I contadini macellavano dal tardo autunno fino alla primavera, da una parte perché frutta e verdura in inverno esistevano solo seccate o conservate in altro modo, dall’altra perché occorrevano molte provviste per nutrire il bestiame d’allevamento. Le mucche giovani non si macellavano praticamente mai, perché fornivano il latte ed assicuravano il ringiovanimento della mandria. Tra tutte le piante trovate, sette erano coltivate: alcuni tipi di frumento, orzo, lino, papavero, piselli (ma il frumento era il più importante). Lino e papavero erano innanzi tutto piante olifere ed il lino, inoltre, forniva fibre apprezzate. Numerose erano le piante ed i frutti selvatici raccolti: mele, bacche, nocciole, ghiande, aglio ursino, insalata di campo, maggiorana e melissa.
Un po’ più documentato in Lomellina è l’Eneolitico (o Età del Rame) con reperti vari e sporadicamente sparsi su tutto il territorio. Essi vanno dall’ascia in pietra verde levigata di Vigevano (Piccolini), ai pugnali litici di Vigevano (Morsella) e di Garlasco, al pugnale triangolare in rame di S. Martino Siccomario, all’inumato di Gambolò (Cascina Cernaia), al vaso campaniforme di Garlasco (Boffalora). Sappiamo, dai dati emersi nell’Italia settentrionale, che i portatori della moda del vaso campaniforme prediligevano insediamenti all’aperto lungo il corso dei fiumi e abituti in posizioni dominanti le vie di comunicazione (proprio come è il caso di Garlasco). Avevano, inoltre, una particolare attenzione per i defunti, che si esprimeva nella realizzazione di tombe scavate nella nuda terra (con l’inumato, di solito, in posizione rannicchiata con i consueti corredi d’accompagnamento) e ricoperti da una specie di tettoia lignea.

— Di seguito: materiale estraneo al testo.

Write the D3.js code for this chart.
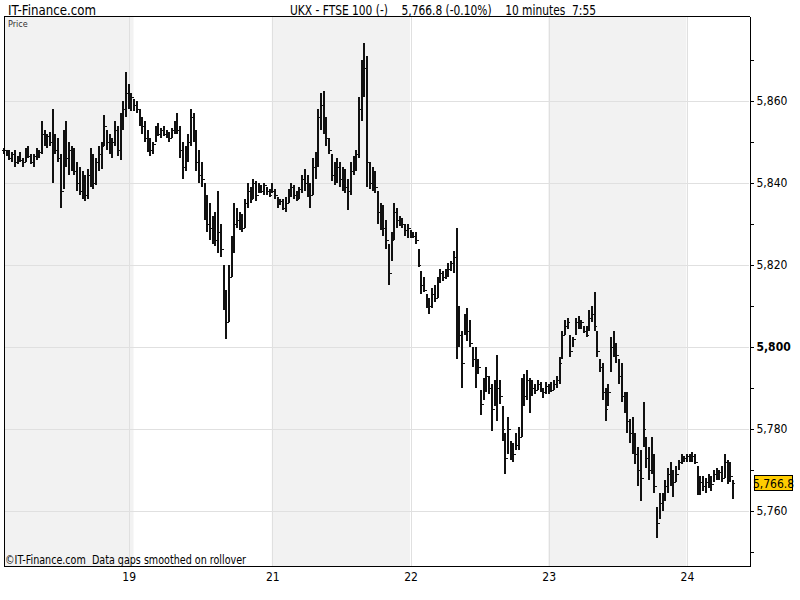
<!DOCTYPE html>
<html>
<head>
<meta charset="utf-8">
<script src="https://cdn.jsdelivr.net/npm/d3@7"></script>
<style>
  body { margin: 0; background: #fff; }
  svg text { font-family: 'Liberation Sans Narrow', 'Arial Narrow', 'DejaVu Sans Condensed', sans-serif; }
</style>
</head>
<body>
<svg id="chart" width="800" height="600"></svg>
<script>
// day labels and the bar index they sit on
const dayLabels = ["19", "21", "22", "23", "24"];
const tickIdx = [46, 99, 150, 201, 252];
// first bar of each session (18, 19, 21, 22, 23, 24)
const dayStarts = [0, 48, 99, 150, 201, 252, 270];
const priceTicks = [5760, 5780, 5800, 5820, 5840, 5860];
const lastPrice = 5766.8;

// 10 minute bars, [high, low, close]
const d18 = [
  [5848.5,5847,5848],[5848,5846.5,5847],[5848,5845.5,5846],[5847.5,5845,5847],[5848,5844,5845],
  [5846.5,5844.5,5846],[5847.5,5845,5845.5],[5846,5844,5845],[5848.5,5845,5848],[5849,5846,5846.5],
  [5847,5844.5,5845],[5847,5844,5846.5],[5848.5,5845.5,5847],[5848,5846,5847.5],[5855,5847,5852],
  [5853,5849,5850],[5852,5848.5,5851.5],[5852.5,5849,5850],[5858,5840,5850.5],[5852,5847,5848],
  [5851,5845,5846],[5847,5834,5838],[5853,5838.5,5850],[5855,5844,5846],[5850,5842,5848],
  [5849,5843,5845],[5848.5,5842,5843],[5845,5838,5840],[5844,5837,5838],[5843,5836,5840],
  [5842,5835.5,5837],[5843.5,5836,5842],[5848.5,5839,5846],[5847,5838.5,5840],[5846,5839.5,5845],
  [5849,5843,5847],[5850,5843.5,5849],[5856.5,5849,5854],[5853,5848,5850],[5852,5847,5849],
  [5851,5846,5850],[5855,5849,5853],[5854,5846.5,5848],[5857,5845.5,5855],[5860,5853,5858],
  [5867,5856,5862],[5864,5858,5860],[5862,5857.5,5861]
];
const d19 = [
  [5860.5,5857.5,5859],[5860,5857,5858],[5858,5854,5855],[5856,5852,5854],[5855,5850,5851],
  [5853,5847.5,5849],[5851,5846.5,5848],[5850,5847,5849.5],[5854,5850,5853],[5854.5,5851.5,5852],
  [5853.5,5851,5853],[5854,5851.5,5852],[5853,5851,5851.5],[5852.5,5850,5851],[5853.5,5851,5853],
  [5855,5852,5854],[5857,5852,5853],[5854,5846,5848],[5850,5841,5844],[5849,5843,5846],
  [5852,5845,5850],[5858,5849,5856],[5857,5850,5852],[5853,5843,5845],[5848,5840,5842],
  [5845,5839,5841],[5840,5831,5833],[5837,5828,5830],[5835,5826,5829],[5832,5825,5827],
  [5833,5824.5,5826],[5838,5823,5828],[5830,5822,5824],[5820,5809,5812],[5814,5802,5806],
  [5820,5806,5817],[5827,5817,5824],[5835,5823,5830],[5834,5829,5831],[5833,5828.5,5832],
  [5832.5,5828,5829],[5836,5829,5835],[5840,5834,5838],[5839,5835,5836],[5841,5836,5840],
  [5840.5,5835.5,5837],[5840,5837.5,5839],[5839.5,5837.5,5838],[5840,5837,5839.5],[5839,5837,5838],
  [5838.5,5836.5,5837]
];
const d21 = [
  [5840,5837.5,5838],[5838.5,5836,5837],[5836.5,5834,5835],[5836,5834.5,5835.5],[5836,5833.5,5834],
  [5836.5,5833,5835],[5838.5,5835,5837.5],[5840,5836.5,5839],[5839.5,5836,5837],[5838,5835.5,5836],
  [5839,5836,5838.5],[5842,5837.5,5841],[5843.5,5838,5840],[5842,5836.5,5838],[5840,5834,5837],
  [5846,5837,5844],[5847.5,5841,5845],[5858,5844,5856],[5862,5853,5859],[5862.5,5852,5855],
  [5856,5849,5851],[5851,5847,5848],[5847,5840.5,5842],[5845,5839.5,5843],[5846,5840,5844],
  [5845,5839,5841],[5844,5838,5842],[5843.5,5837.5,5839],[5841,5833.5,5838],[5845,5837,5843],
  [5846.5,5842,5845],[5848,5843,5847],[5861,5846,5858],[5870,5855,5862],[5874,5861,5868],
  [5871,5839,5845],[5845,5838.5,5840],[5844,5838,5842],[5843,5837.5,5839],[5838,5830,5833],
  [5835,5828.5,5830],[5834.5,5827,5829],[5831,5824,5826],[5825,5815,5818],[5828,5821,5826],
  [5835,5826,5833],[5834,5829,5831],[5832,5829.5,5830.5],[5831.5,5829,5830],[5830,5827,5828.5],
  [5830,5826.5,5829]
];
const d22 = [
  [5828.5,5826.5,5828],[5828,5826.5,5827],[5828,5825,5826],[5824,5819.5,5820],[5818.5,5813,5815],
  [5817,5813.5,5814],[5813,5809.5,5811],[5812,5808,5810],[5814.5,5809.5,5813],[5815,5811,5812],
  [5817,5812,5816],[5819,5815.5,5818],[5818.5,5816,5817],[5819,5816.5,5818.5],[5820.5,5817,5819],
  [5821,5818.5,5820.5],[5823.5,5818,5822],[5829,5797,5802],[5810,5800,5803],[5804,5790,5796],
  [5808,5803,5806],[5809.5,5801.5,5804],[5806.5,5800,5801],[5800,5795,5797],[5800,5790,5794],
  [5797,5793.5,5795],[5789.5,5783.5,5786],[5792.5,5787,5790],[5795,5789,5793],[5793,5788.5,5790],
  [5791,5779.5,5785],[5792,5785.5,5789],[5798,5782,5790],[5792,5786,5788],[5785.5,5777,5780],
  [5779,5769,5773],[5783,5774,5780],[5777,5772.5,5775],[5776.5,5772,5774],[5779,5775,5776],
  [5780.5,5775,5778],[5792.5,5778,5790],[5793.5,5785.5,5788],[5794.5,5787,5792],[5792.5,5784,5789],
  [5792,5788,5790],[5791,5788.5,5789.5],[5792,5789.5,5791],[5791.5,5789,5790],[5790,5787.5,5789],
  [5791.5,5788.5,5790.5]
];
const d23 = [
  [5791,5788.5,5790],[5791.5,5789,5789.5],[5792,5789.5,5791],[5793,5790,5792],[5797.5,5791,5796],
  [5804,5797,5803],[5806.5,5803,5805],[5807,5804.5,5806],[5803,5797.5,5799],[5802.5,5800,5802],
  [5807,5803,5806],[5807.5,5804.5,5805],[5806.5,5804.5,5806],[5805,5803.5,5804],[5805,5802.5,5803],
  [5809,5804,5807],[5810,5806,5808],[5813.5,5804,5805],[5804,5797.5,5799],[5797,5794,5795],
  [5796,5787,5789],[5790,5782,5785],[5791,5785.5,5789],[5802.5,5794,5800],[5804,5797.5,5801],
  [5801,5796,5798],[5797,5791,5793],[5796,5786.5,5788],[5789,5784,5786],[5789,5779,5782],
  [5782.5,5776.5,5779],[5783,5774,5777],[5779,5771.5,5774],[5775.5,5766,5770],[5775,5762.5,5768],
  [5786.5,5775.5,5780],[5778,5770.5,5773],[5775.5,5767.5,5770],[5778,5769,5772],[5774,5764.5,5766],
  [5761,5753.5,5757],[5764.5,5758,5762],[5764.5,5760,5763],[5767.5,5762.5,5766],[5770.5,5764.5,5769],
  [5772,5766,5768],[5770,5763.5,5767],[5771,5767,5769],[5772.5,5770,5772],[5774,5771.5,5773],
  [5773.5,5772,5773]
];
const d24 = [
  [5774,5772,5773.5],[5774,5772,5772.5],[5774.5,5772,5773.5],[5774,5771.5,5772],[5771,5764,5765],
  [5768.5,5764,5767],[5768.5,5765,5766],[5768,5764.5,5767],[5769,5765.5,5768],[5768.5,5765,5766.5],
  [5770,5767,5769],[5770.5,5767.5,5768.5],[5770,5767.5,5769.5],[5771,5767,5768],[5774,5768,5772],
  [5772.5,5766.5,5768],[5772,5767,5768.5],[5767.5,5763,5766.8]
];

const raw = [].concat(d18, d19, d21, d22, d23, d24);
// open of each bar is the close of the bar before
const bars = raw.map((b, i) => ({
  i: i, hi: b[0], lo: b[1], close: b[2], open: i ? raw[i - 1][2] : b[2]
}));

const plotL = 4, plotR = 749, plotT = 16, plotB = 566;
const svg = d3.select('#chart');

const x = d3.scaleLinear().domain([0, 270]).range([plotL, 735.7]);
const y = d3.scaleLinear().domain([5746.6, 5880.7]).range([plotB, plotT]);
const px = v => Math.round(v) + 0.5;

// shaded sessions: 18, 21, 23
[0, 2, 4].forEach(d => {
  const x0 = Math.max(plotL, x(dayStarts[d] - 0.2));
  const x1 = x(dayStarts[d + 1] - 0.2);
  svg.append('rect')
    .attr('x', x0).attr('y', plotT)
    .attr('width', x1 - x0).attr('height', plotB - plotT)
    .attr('fill', '#f2f2f2');
});

// grid
svg.append('g').selectAll('line').data(priceTicks).join('line')
  .attr('x1', plotL).attr('x2', plotR)
  .attr('y1', d => px(y(d))).attr('y2', d => px(y(d)))
  .attr('stroke', '#e0e0e0');
svg.append('g').selectAll('line').data(tickIdx).join('line')
  .attr('x1', d => px(x(d))).attr('x2', d => px(x(d)))
  .attr('y1', plotT).attr('y2', plotB)
  .attr('stroke', '#e0e0e0');

// OHLC bars: 2px stems, 1px open/close ticks
const stems = bars.map(b => {
  const bx = Math.round(x(b.i));
  const yh = Math.round(y(b.hi));
  let yl = Math.round(y(b.lo));
  if (yl - yh < 1) yl = yh + 1;
  return `M${bx},${yh}V${yl}`;
}).join('');
const ticks = bars.map(b => {
  const bx = Math.round(x(b.i));
  const yo = px(y(b.open)), yc = px(y(b.close));
  return `M${bx - 2},${yo}H${bx}M${bx},${yc}H${bx + 2}`;
}).join('');
svg.append('path')
  .attr('d', stems)
  .attr('fill', 'none')
  .attr('stroke', '#111')
  .attr('stroke-width', 2)
  .attr('shape-rendering', 'crispEdges');
svg.append('path')
  .attr('d', ticks)
  .attr('fill', 'none')
  .attr('stroke', '#111')
  .attr('stroke-width', 1)
  .attr('shape-rendering', 'crispEdges');

// frame
svg.append('path')
  .attr('d', `M${plotR + 0.5},${plotT + 0.5}H${plotL + 0.5}V${plotB + 0.5}H${plotR + 0.5}`)
  .attr('fill', 'none').attr('stroke', '#000')
  .attr('shape-rendering', 'crispEdges');

// right price axis, labels on every 20, small ticks every 10
const yAxis = svg.append('g')
  .attr('transform', `translate(${plotR + 0.5},0)`)
  .call(d3.axisRight(y)
    .tickValues(d3.range(5750, 5871, 10))
    .tickSize(4).tickSizeOuter(0).tickPadding(3)
    .tickFormat(v => v % 20 === 0 ? d3.format(',')(v) : ''));
yAxis.selectAll('text')
  .attr('font-size', 12)
  .attr('fill', '#000')
  .attr('font-weight', d => d === 5800 ? 'bold' : 'normal');
yAxis.selectAll('line').attr('stroke', '#000').attr('shape-rendering', 'crispEdges');
yAxis.select('.domain').attr('stroke', '#000').attr('shape-rendering', 'crispEdges');

// day axis
const xAxis = svg.append('g')
  .attr('transform', `translate(0,${plotB})`)
  .call(d3.axisBottom(x).tickValues(tickIdx).tickSize(0).tickPadding(6)
    .tickFormat((d, i) => dayLabels[i]));
xAxis.select('.domain').remove();
xAxis.selectAll('text').attr('font-size', 12).attr('fill', '#000');

// last price box
const ly = y(lastPrice);
svg.append('rect')
  .attr('x', 754.5).attr('y', Math.round(ly) - 7.5)
  .attr('width', 38).attr('height', 15)
  .attr('fill', '#ffcc00').attr('stroke', '#000');
svg.append('text')
  .attr('x', 773.5).attr('y', ly + 4.5)
  .attr('text-anchor', 'middle')
  .attr('font-size', 12)
  .text(d3.format(',.1f')(lastPrice));

// header and notes
svg.append('text')
  .attr('x', 8).attr('y', 15)
  .attr('font-size', 14)
  .attr('textLength', 88)
  .attr('lengthAdjust', 'spacingAndGlyphs')
  .text('IT-Finance.com');
svg.append('text')
  .attr('x', 290).attr('y', 15)
  .attr('font-size', 14)
  .attr('textLength', 306)
  .attr('lengthAdjust', 'spacingAndGlyphs')
  .style('white-space', 'pre')
  .text('UKX - FTSE 100 (-)    5,766.8 (-0.10%)    10 minutes  7:55');

svg.append('text')
  .attr('x', 8).attr('y', 27)
  .attr('font-size', 9).attr('fill', '#333')
  .text('Price');

svg.append('text')
  .attr('x', 5).attr('y', 564)
  .attr('font-size', 12)
  .attr('textLength', 241)
  .attr('lengthAdjust', 'spacingAndGlyphs')
  .style('white-space', 'pre')
  .text('©IT-Finance.com  Data gaps smoothed on rollover');
</script>
</body>
</html>
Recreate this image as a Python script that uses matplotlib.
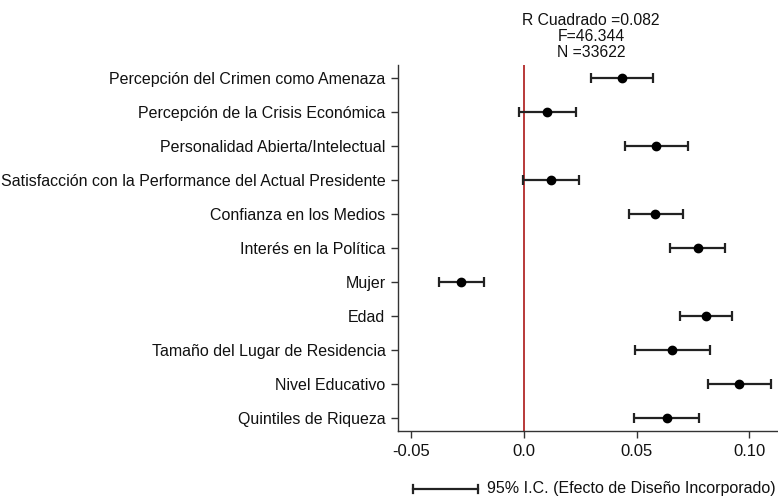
import matplotlib
matplotlib.use("Agg")
import matplotlib.pyplot as plt
from matplotlib.lines import Line2D

plt.rcParams['font.family'] = ['Liberation Sans', 'DejaVu Sans']

labels = [
    "Percepción del Crimen como Amenaza",
    "Percepción de la Crisis Económica",
    "Personalidad Abierta/Intelectual",
    "Satisfacción con la Performance del Actual Presidente",
    "Confianza en los Medios",
    "Interés en la Política",
    "Mujer",
    "Edad",
    "Tamaño del Lugar de Residencia",
    "Nivel Educativo",
    "Quintiles de Riqueza",
]
estimates = [0.0437, 0.0104, 0.0586, 0.0120, 0.0583, 0.0771, -0.0281, 0.0808, 0.0655, 0.0956, 0.0633]
ci_low = [0.0299, -0.0021, 0.0450, -0.0004, 0.0465, 0.0648, -0.0379, 0.0694, 0.0491, 0.0817, 0.0490]
ci_high = [0.0571, 0.0231, 0.0726, 0.0246, 0.0704, 0.0894, -0.0179, 0.0922, 0.0826, 0.1096, 0.0777]
xticks = [-0.05, 0.0, 0.05, 0.10]
xtick_labels = ["-0.05", "0.0", "0.05", "0.10"]
header = "R Cuadrado =0.082\nF=46.344\nN =33622"
legend_text = "95% I.C. (Efecto de Diseño Incorporado)"

W, H = 778, 500
fig = plt.figure(figsize=(W / 100, H / 100), dpi=100)
ax_l, ax_r, ax_t, ax_b = 398, 778, 65, 431
ax = fig.add_axes([ax_l / W, 1 - ax_b / H, (ax_r - ax_l) / W, (ax_b - ax_t) / H])

n = len(labels)
ys = list(range(n))
ax.axvline(0, color='#b22a2a', lw=1.3, zorder=1)
xerr = [[e - l for e, l in zip(estimates, ci_low)], [h - e for e, h in zip(estimates, ci_high)]]
ax.errorbar(estimates, ys, xerr=xerr, fmt='o', color='black', ecolor='#222222',
            elinewidth=1.6, capsize=3.8, capthick=1.6, markersize=6, zorder=3)

ax.set_ylim(n - 1 + 0.38, -0.38)
ax.set_xlim(-0.0559, 0.1127)
ax.set_yticks(ys)
ax.set_yticklabels(labels, fontsize=11.5, color='#111111')
ax.set_xticks(xticks)
ax.set_xticklabels(xtick_labels, fontsize=12, color='#111111')
ax.tick_params(axis='both', length=5, width=1, color='#333333', pad=4)
for s in ['top', 'right']:
    ax.spines[s].set_visible(False)
for s in ['left', 'bottom']:
    ax.spines[s].set_color('#333333')
    ax.spines[s].set_linewidth(1)

fig.text(591 / W, 1 - 36.5 / H, header, ha='center', va='center', fontsize=11.3,
         linespacing=1.08, color='#111111')

ly = 1 - 489 / H
fig.add_artist(Line2D([413 / W, 478 / W], [ly, ly], color='#222222', lw=1.6,
                      transform=fig.transFigure))
for xc in (413, 478):
    fig.add_artist(Line2D([xc / W, xc / W], [ly - 4 / H, ly + 4 / H], color='#222222', lw=1.6,
                          transform=fig.transFigure))
fig.text(487 / W, ly, legend_text, ha='left', va='center', fontsize=11.5, color='#111111')

fig.savefig("out.png", dpi=100)
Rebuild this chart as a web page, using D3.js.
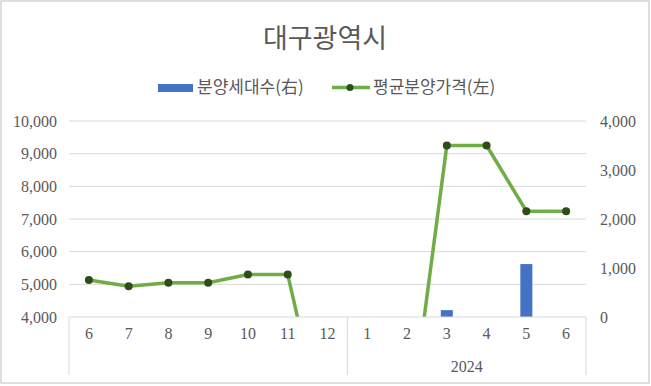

Abbiamo anche qualche dato sulle loro attività economiche, che vanno da un’agricoltura varia ed intensiva (il frumento è il cereale più rappresentato, seguito dall’orzo, dal farro e dal miglio), ad un potenziamento dell’allevamento legato principalmente ai bovini, in quanto l’uso di questi animali è fondamentale per la tradizione dell’aratro. L’aumento in percentuale dei caprini e degli ovini sembra essere giustificato, oltre che dallo sfruttamento del latte, da una forte richiesta di lana nell’ambito delle produzioni tessili. L’abbondante aumento di semi di corniolo, insieme ad altri frutti (pruno, melo, vite selvatica, sambuco), si potrebbe collegare alla preparazione di bevande alcoliche: i vasi campaniformi usati per questo consumo, ci fanno pensare, con un pizzico di fantasia, a genti allegre e dedite a robuste libagioni.